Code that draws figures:
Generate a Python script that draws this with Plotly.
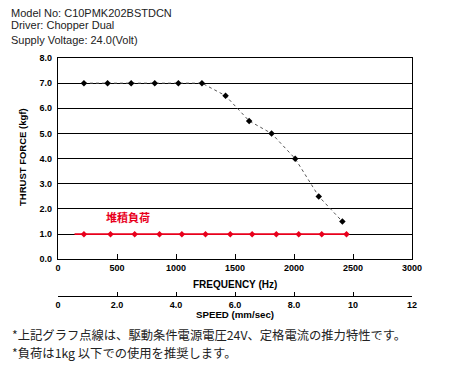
import plotly.graph_objects as go

# ---- data ----
freq_hz = [220, 420, 620, 820, 1020, 1220, 1420, 1620, 1810, 2010, 2210, 2410]
thrust_kgf = [7.0, 7.0, 7.0, 7.0, 7.0, 7.0, 6.5, 5.5, 5.0, 4.0, 2.5, 1.5]

load_freq_hz = [220, 445, 650, 860, 1050, 1250, 1460, 1645, 1850, 2040, 2235, 2445]
load_kgf = [1.0] * 12
load_line_x = [140, 2445]
load_line_y = [1.0, 1.0]
load_label = "堆積負荷"

freq_ticks = [0, 500, 1000, 1500, 2000, 2500, 3000]
speed_ticks = [0, 2, 4, 6, 8, 10, 12]
speed_labels = ["0", "2.0", "4.0", "6.0", "8.0", "10", "12"]
y_ticks = [0, 1, 2, 3, 4, 5, 6, 7, 8]
y_labels = ["0.0", "1.0", "2.0", "3.0", "4.0", "5.0", "6.0", "7.0", "8.0"]

header_lines = ["Model No: C10PMK202BSTDCN", "Driver: Chopper Dual", "Supply Voltage: 24.0(Volt)"]
notes = ["*上記グラフ点線は、駆動条件電源電圧24V、定格電流の推力特性です。",
         "*負荷は1kg 以下での使用を推奨します。"]

W, H = 450, 370
OFF = 8  # page body margin in the rendered html
ML, MR, MT, MB = 58, 38, 58, 74
plot_bottom_px = 259.3
paper_h = H - MT - MB


def px(x):
    return (x - ML) / (W - ML - MR)


def py(y):
    return (H - MB - y) / paper_h


FONT = "Liberation Sans, Arial, sans-serif"
JP = "Noto Sans CJK JP, sans-serif"

fig = go.Figure()
fig.add_trace(go.Scatter(x=load_line_x, y=load_line_y, mode="lines",
                         line=dict(color="#e8001c", width=1.6), showlegend=False))
fig.add_trace(go.Scatter(x=load_freq_hz, y=load_kgf, mode="markers",
                         marker=dict(color="#e8001c", size=5, symbol="diamond"), showlegend=False))
fig.add_trace(go.Scatter(x=freq_hz, y=thrust_kgf, mode="lines+markers",
                         line=dict(color="#555555", width=1, dash="dot"),
                         marker=dict(color="black", size=5, symbol="diamond"), showlegend=False))
# invisible trace to activate xaxis2
fig.add_trace(go.Scatter(x=[0, 12], y=[None, None], xaxis="x2", mode="lines", showlegend=False,
                         hoverinfo="skip"))

ydom0 = py(plot_bottom_px)
fig.update_layout(
    width=W - OFF, height=H - OFF,
    margin=dict(l=ML - OFF, r=MR, t=MT - OFF, b=MB, autoexpand=False),
    paper_bgcolor="white", plot_bgcolor="white",
    showlegend=False,
    font=dict(family=FONT, color="black"),
    xaxis=dict(range=[0, 3000], tickvals=freq_ticks, ticks="inside", ticklen=5, tickwidth=1.2,
               tickcolor="black", showline=True, linecolor="black", linewidth=1.3, mirror=True,
               showgrid=False, zeroline=False,
               tickfont=dict(size=9, family=FONT, weight="bold"), anchor="y"),
    xaxis2=dict(range=[0, 12], tickvals=speed_ticks, ticktext=speed_labels, ticks="inside",
                ticklen=4, tickwidth=1.2, tickcolor="black", showline=True, linecolor="black",
                linewidth=1.3, showgrid=False, zeroline=False, anchor="free", position=0,
                overlaying="x", side="bottom",
                tickfont=dict(size=9, family=FONT, weight="bold")),
    yaxis=dict(range=[0, 8], domain=[ydom0, 1], tickvals=y_ticks, ticktext=y_labels,
               ticks="", showline=True, linecolor="black", linewidth=1.3, mirror=True,
               showgrid=True, gridcolor="black", gridwidth=1.3, zeroline=False,
               ticklabelstandoff=3,
               tickfont=dict(size=9, family=FONT, weight="bold")),
)

ann = []
header_y = [13, 25, 40]
for t, yy in zip(header_lines, header_y):
    ann.append(dict(text=t, x=px(9), y=py(yy), xref="paper", yref="paper",
                    xanchor="left", yanchor="middle", showarrow=False,
                    font=dict(size=11, family=FONT, color="#222")))
ann.append(dict(text="THRUST FORCE (kgf)", x=px(22), y=py(157), xref="paper", yref="paper",
                textangle=-90, showarrow=False, xanchor="center", yanchor="middle",
                font=dict(size=9.5, family=FONT, weight="bold")))
ann.append(dict(text="FREQUENCY (Hz)", x=px(235), y=py(284), xref="paper", yref="paper",
                showarrow=False, xanchor="center", yanchor="middle",
                font=dict(size=10, family=FONT, weight="bold")))
ann.append(dict(text="SPEED (mm/sec)", x=px(235), y=py(314), xref="paper", yref="paper",
                showarrow=False, xanchor="center", yanchor="middle",
                font=dict(size=9.7, family=FONT, weight="bold")))
ann.append(dict(text=load_label, x=px(128), y=py(217), xref="paper", yref="paper",
                showarrow=False, xanchor="center", yanchor="middle",
                font=dict(size=11, family=JP, color="#e8001c", weight="bold")))
for i, t in enumerate(notes):
    ann.append(dict(text=t, x=px(10), y=py(335 + i * 18), xref="paper", yref="paper",
                    xanchor="left", yanchor="middle", showarrow=False,
                    font=dict(size=12.3, family=JP, color="#222")))
fig.update_layout(annotations=ann)

fig.write_html("out.html")
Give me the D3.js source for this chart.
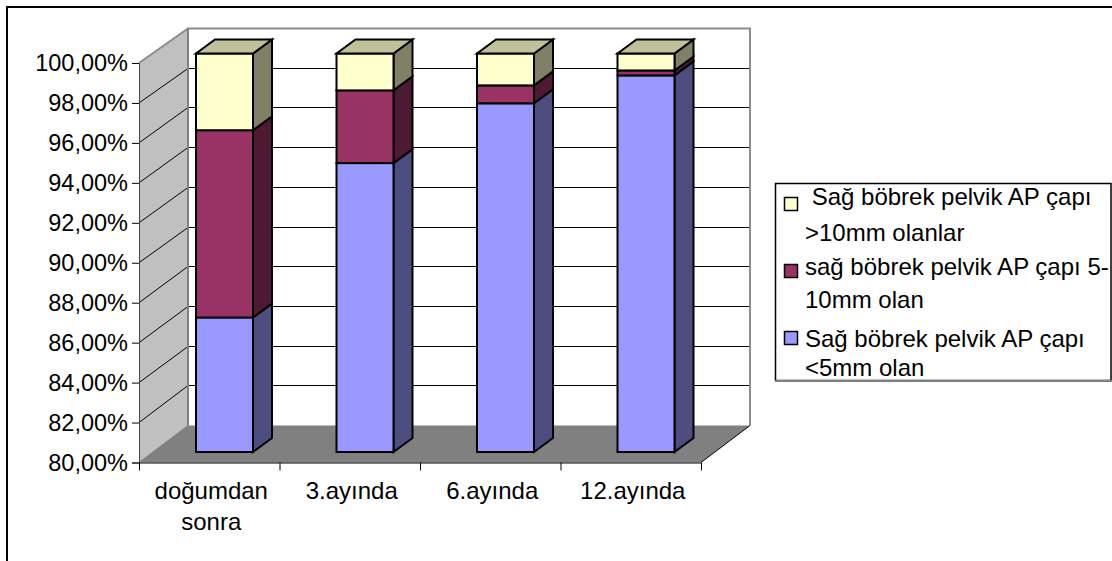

Goal of the exercise: Omit the pictures, then repeat exactly each line from the beginning of the listing through the line with "4.0, 2.5, 1.5]".

Response to this exercise:
Generate a Python script that draws this with Plotly.
import plotly.graph_objects as go

# ---- data ----
freq_hz = [220, 420, 620, 820, 1020, 1220, 1420, 1620, 1810, 2010, 2210, 2410]
thrust_kgf = [7.0, 7.0, 7.0, 7.0, 7.0, 7.0, 6.5, 5.5, 5.0, 4.0, 2.5, 1.5]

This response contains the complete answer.